Suara.com - Dosen Universitas Indonesia (UI), Ali Abdillah membalas cuitan eks mahasiswanya, William Aditya Sarana yang kini menjabat Ketua Dewan Pimpinan Pusat (DPP) Partai Solidaritas Indonesia (PSI) soal DPR tak perlu mengikuti Mahkamah Konstitusi. Dengan gamblang Ali membantah pernyataan William lengkap dengan penjelasannya.
Melalui akun X miliknya, @ali_abdillah_ mengungkapkan kekesalannya melihat cuitan William dengan menyatakan menyesal meluluskan William saat sidang skripsi.
"Emang paling bener waktu sidang skripsi nggak gua lulusin ni bocah," ujar Ali, dikutip Rabu (21/8/2024).
Ali mengatakan, apa yang dicuitkan William sepenuhnya salah. Ia menyebut putusan MK bersifat final dan mengikat.
Baca Juga: Abaikan Putusan Baleg, PDIP Tetap Usung Calon Sendiri Di Pilkada Jakarta
"Putusan MK final dan mengikat, wajin diikuti semua LN (lembaga negara), urusan enforcement emg jadi isu, tapi kaidah utamanya tetap final dan binding (mengikat)," ucapnya.
Ia juga membantah ucapan William yang menyatakan DPR dan MK memiliki peran sama sebagai penafsir MK.
"Udah nggak ada istilah lembaga tinggi negara pasca amandemen UUD 1945. Ini dibahas mata kuliah LNI 3. Penafsir utama konstitusi itu MK," jelas Ali.
Lebih lanjut, ia mengingatkan William agar menyampaikan pernyataan dengan benar, bukan malah mengesampingkan kebenaran karena pilihan politik.

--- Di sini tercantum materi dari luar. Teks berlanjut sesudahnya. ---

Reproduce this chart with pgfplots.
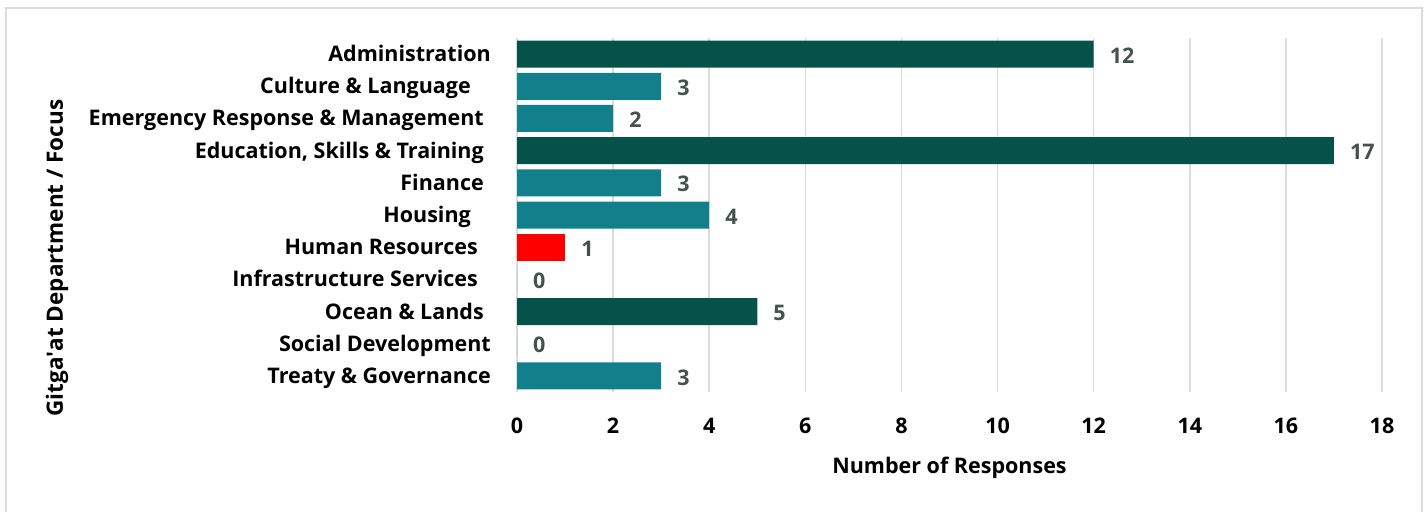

"Nggak masalah dengan pilihan politik, mau lu gabung KIM (Koalisi Indonesia Maju) plus kimplas, tapi mbok ya kalau komen yang bener gitu lo," pungkasnya.
Baca Juga: Ketua MKMK Sebut Baleg DPR Telah Membangkang Dari Putusan Pengadilan
Sebelumnya, Ketua Dewan Pimpinan Pusat (DPP) Partai Solidaritas Indonesia (PSI), William menyatakan DPR tak harus mengikuti putusan Mahkamah Konstitusi (MK). Sebab, kedua lembaga ini memiliki produk yang berbeda.

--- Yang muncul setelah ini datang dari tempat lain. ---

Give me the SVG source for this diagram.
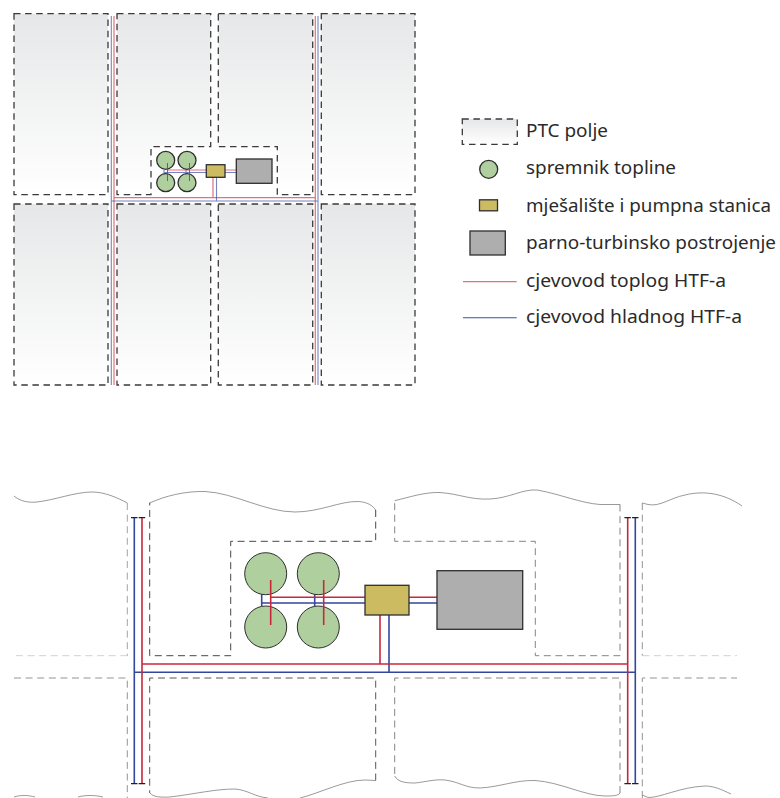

Hal ini disampaikannya melalui akun media sosial X miliknya, @WillSarana. William menyebut kedua lembaga memang lembaga tinggi yang berkaitan dengan konstitusi.
Pernyataan William ini berkaitan dengan rapat Badan Legislasi (Baleg) DPR RI yang merevisi Undang-Undang (UU) Pemilihan Kepala Daerah (Pilkada) setelah adanya putusan Mahkamah Konstitusi (MK).
"DPR tidak harus mengikuti Putusan MK. Keduanya sama-sama paham konstitusi. Keduanya sama-sama lembaga tinggi negara," ujar William, Rabu (21/8/2024).
Ketua Fraksi DPRD DKI Jakarta ini menyebut MK dan DPR sama-sama memiliki wewenang untuk menafsirkan konstitusi.
"Keduanya adalah penafsir konstitusi, DPR hasilnya UU, MK hasilnya putusan," pungkasnya.
Cuitan William ini lantas menuai respons negatif. Sejumlah warganet membalas kekesalan itu dengan membalas cuitan tersebut.
"Masih muda kok udah sebodoh ini," kata akun @raf_______.
"Bodoh jangan diborong ya dek, jangan ya," balas @rey_________.